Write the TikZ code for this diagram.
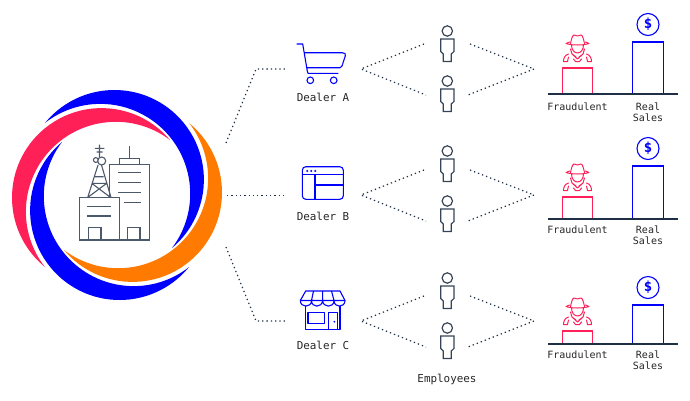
==
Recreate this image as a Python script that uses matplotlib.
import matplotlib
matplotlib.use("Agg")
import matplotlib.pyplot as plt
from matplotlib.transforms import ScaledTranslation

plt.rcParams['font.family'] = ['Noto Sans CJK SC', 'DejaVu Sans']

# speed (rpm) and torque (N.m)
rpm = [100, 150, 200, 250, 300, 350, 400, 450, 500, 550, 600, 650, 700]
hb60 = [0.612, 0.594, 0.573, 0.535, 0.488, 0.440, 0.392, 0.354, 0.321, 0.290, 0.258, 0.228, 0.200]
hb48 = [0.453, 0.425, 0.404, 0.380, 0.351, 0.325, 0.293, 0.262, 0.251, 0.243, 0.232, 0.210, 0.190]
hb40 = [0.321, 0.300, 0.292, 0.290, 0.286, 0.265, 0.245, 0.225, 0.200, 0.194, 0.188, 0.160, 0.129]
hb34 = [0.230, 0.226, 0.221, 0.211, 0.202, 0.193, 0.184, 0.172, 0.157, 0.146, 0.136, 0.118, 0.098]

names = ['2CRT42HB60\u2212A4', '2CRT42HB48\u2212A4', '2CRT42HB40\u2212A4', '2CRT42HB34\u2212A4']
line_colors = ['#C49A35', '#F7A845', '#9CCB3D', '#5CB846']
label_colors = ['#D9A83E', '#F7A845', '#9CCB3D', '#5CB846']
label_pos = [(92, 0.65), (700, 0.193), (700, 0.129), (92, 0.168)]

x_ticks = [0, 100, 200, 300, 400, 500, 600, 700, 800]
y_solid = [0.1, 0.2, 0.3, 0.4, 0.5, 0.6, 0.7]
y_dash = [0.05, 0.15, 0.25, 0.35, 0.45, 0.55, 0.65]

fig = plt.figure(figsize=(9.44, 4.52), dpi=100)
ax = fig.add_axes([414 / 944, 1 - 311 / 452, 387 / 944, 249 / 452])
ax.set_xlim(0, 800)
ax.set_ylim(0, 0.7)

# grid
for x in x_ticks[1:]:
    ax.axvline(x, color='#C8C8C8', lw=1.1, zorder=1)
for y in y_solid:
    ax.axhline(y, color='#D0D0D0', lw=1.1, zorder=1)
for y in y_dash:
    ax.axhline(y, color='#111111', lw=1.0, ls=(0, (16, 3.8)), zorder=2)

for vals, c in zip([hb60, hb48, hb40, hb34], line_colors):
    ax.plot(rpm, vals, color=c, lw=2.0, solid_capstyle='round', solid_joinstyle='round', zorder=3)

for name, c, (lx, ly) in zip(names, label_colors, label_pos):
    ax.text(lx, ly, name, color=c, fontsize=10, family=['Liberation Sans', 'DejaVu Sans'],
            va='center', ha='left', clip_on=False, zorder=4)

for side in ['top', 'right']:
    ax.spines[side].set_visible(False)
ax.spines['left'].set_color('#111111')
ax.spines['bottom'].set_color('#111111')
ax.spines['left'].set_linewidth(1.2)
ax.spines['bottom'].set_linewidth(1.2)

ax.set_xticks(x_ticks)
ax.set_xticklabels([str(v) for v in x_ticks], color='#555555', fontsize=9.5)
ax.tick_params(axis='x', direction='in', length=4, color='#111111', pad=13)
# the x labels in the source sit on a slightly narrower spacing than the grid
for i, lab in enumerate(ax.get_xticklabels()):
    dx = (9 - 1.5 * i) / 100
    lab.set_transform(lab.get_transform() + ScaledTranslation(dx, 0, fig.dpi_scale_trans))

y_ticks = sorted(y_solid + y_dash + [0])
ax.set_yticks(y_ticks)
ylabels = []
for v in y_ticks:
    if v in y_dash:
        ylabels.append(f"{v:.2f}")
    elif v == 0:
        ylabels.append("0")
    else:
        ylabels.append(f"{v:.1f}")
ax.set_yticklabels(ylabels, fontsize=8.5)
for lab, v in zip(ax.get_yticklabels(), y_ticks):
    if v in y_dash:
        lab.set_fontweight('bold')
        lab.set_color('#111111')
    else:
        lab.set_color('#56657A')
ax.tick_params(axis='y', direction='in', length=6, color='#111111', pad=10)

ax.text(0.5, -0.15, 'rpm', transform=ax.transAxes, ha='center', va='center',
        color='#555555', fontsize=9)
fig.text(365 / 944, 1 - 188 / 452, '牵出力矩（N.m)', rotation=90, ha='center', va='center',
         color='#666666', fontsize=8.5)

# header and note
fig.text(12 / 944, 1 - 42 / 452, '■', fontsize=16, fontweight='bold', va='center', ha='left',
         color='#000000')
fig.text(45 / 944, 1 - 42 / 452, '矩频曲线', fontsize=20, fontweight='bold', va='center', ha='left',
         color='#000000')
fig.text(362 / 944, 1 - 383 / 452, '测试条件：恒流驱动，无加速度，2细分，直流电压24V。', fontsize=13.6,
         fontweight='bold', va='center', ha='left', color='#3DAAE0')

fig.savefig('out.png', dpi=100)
---
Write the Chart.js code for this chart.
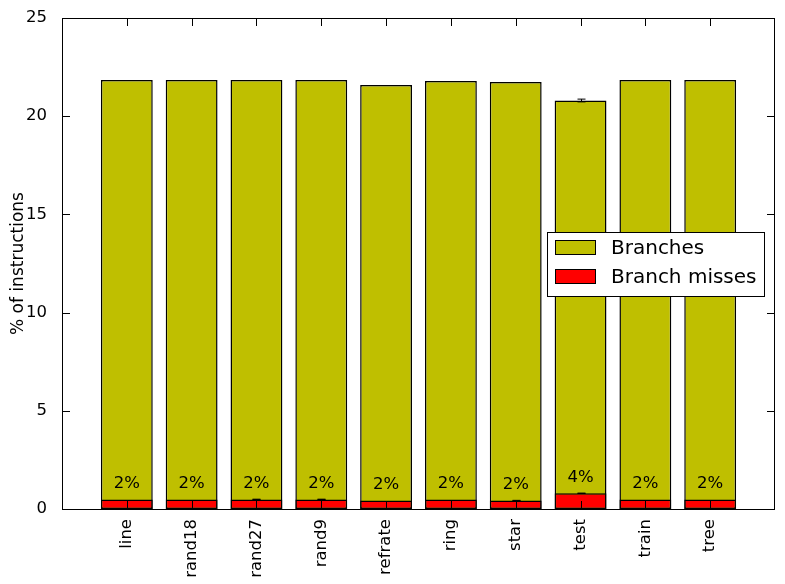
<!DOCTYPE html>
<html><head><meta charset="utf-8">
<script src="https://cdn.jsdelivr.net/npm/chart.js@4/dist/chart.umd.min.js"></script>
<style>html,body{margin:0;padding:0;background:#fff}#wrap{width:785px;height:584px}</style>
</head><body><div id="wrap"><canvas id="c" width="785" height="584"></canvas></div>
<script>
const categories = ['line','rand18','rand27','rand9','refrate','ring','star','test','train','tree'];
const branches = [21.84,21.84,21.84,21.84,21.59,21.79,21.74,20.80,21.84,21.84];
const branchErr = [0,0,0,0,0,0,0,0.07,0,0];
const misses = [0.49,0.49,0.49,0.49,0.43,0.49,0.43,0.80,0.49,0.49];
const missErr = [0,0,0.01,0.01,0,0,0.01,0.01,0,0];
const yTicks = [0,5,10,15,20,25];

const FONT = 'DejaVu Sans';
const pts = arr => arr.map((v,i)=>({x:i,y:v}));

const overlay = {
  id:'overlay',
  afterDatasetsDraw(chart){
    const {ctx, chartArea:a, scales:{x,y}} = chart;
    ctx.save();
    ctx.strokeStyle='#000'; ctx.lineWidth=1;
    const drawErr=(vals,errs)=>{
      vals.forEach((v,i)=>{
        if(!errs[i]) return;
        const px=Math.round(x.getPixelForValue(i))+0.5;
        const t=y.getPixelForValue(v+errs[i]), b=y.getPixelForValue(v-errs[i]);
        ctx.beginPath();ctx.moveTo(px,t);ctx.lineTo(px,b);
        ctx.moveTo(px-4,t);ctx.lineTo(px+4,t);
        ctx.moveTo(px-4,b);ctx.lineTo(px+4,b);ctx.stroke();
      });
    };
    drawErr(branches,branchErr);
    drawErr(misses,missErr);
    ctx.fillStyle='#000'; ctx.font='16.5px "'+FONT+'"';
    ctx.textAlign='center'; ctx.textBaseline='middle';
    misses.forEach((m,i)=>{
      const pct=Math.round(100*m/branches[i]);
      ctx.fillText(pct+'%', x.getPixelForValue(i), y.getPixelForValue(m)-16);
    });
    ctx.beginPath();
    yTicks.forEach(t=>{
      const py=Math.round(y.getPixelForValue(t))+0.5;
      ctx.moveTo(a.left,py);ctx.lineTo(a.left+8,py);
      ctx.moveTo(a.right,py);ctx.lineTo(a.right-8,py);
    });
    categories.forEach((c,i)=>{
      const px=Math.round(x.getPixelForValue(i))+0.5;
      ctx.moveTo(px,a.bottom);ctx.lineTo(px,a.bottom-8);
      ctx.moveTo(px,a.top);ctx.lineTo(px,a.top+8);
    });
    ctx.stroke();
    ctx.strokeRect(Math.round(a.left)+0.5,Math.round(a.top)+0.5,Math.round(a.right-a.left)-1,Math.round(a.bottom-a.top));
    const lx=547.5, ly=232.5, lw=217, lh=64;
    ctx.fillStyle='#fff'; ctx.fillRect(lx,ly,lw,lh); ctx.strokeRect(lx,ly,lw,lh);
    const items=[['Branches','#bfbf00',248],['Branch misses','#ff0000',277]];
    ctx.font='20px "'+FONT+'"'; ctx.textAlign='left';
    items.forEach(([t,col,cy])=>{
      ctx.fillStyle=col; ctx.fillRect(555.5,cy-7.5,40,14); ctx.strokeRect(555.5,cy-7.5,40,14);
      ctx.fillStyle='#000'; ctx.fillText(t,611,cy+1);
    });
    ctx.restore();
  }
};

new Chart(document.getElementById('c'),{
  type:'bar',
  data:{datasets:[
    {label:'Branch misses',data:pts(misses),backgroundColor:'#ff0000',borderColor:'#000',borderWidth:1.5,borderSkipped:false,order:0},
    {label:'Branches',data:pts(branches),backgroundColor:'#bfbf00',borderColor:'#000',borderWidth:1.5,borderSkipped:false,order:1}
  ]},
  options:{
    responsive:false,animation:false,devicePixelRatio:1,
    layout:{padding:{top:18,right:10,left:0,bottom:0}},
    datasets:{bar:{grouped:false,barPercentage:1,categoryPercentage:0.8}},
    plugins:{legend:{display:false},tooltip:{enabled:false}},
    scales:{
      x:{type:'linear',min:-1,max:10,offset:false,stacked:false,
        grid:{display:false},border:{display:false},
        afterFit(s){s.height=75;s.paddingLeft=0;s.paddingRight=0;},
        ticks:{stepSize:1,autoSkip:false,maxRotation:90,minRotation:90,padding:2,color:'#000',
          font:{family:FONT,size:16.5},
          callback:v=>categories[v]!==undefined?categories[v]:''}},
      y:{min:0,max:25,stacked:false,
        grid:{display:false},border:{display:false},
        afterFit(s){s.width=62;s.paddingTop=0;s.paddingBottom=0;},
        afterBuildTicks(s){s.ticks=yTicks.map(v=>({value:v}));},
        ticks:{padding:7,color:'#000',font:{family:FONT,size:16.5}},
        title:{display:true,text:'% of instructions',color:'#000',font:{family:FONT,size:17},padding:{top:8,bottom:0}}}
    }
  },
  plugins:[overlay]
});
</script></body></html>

Exercise aim -
Repeat these lines exactly and nothing more: the one containing "Recreate this image", the one containing "0.129), (92, 0.168)]", and all the lines between.

Answer for this exercise -
Recreate this image as a Python script that uses matplotlib.
import matplotlib
matplotlib.use("Agg")
import matplotlib.pyplot as plt
from matplotlib.transforms import ScaledTranslation

plt.rcParams['font.family'] = ['Noto Sans CJK SC', 'DejaVu Sans']

# speed (rpm) and torque (N.m)
rpm = [100, 150, 200, 250, 300, 350, 400, 450, 500, 550, 600, 650, 700]
hb60 = [0.612, 0.594, 0.573, 0.535, 0.488, 0.440, 0.392, 0.354, 0.321, 0.290, 0.258, 0.228, 0.200]
hb48 = [0.453, 0.425, 0.404, 0.380, 0.351, 0.325, 0.293, 0.262, 0.251, 0.243, 0.232, 0.210, 0.190]
hb40 = [0.321, 0.300, 0.292, 0.290, 0.286, 0.265, 0.245, 0.225, 0.200, 0.194, 0.188, 0.160, 0.129]
hb34 = [0.230, 0.226, 0.221, 0.211, 0.202, 0.193, 0.184, 0.172, 0.157, 0.146, 0.136, 0.118, 0.098]

names = ['2CRT42HB60\u2212A4', '2CRT42HB48\u2212A4', '2CRT42HB40\u2212A4', '2CRT42HB34\u2212A4']
line_colors = ['#C49A35', '#F7A845', '#9CCB3D', '#5CB846']
label_colors = ['#D9A83E', '#F7A845', '#9CCB3D', '#5CB846']
label_pos = [(92, 0.65), (700, 0.193), (700, 0.129), (92, 0.168)]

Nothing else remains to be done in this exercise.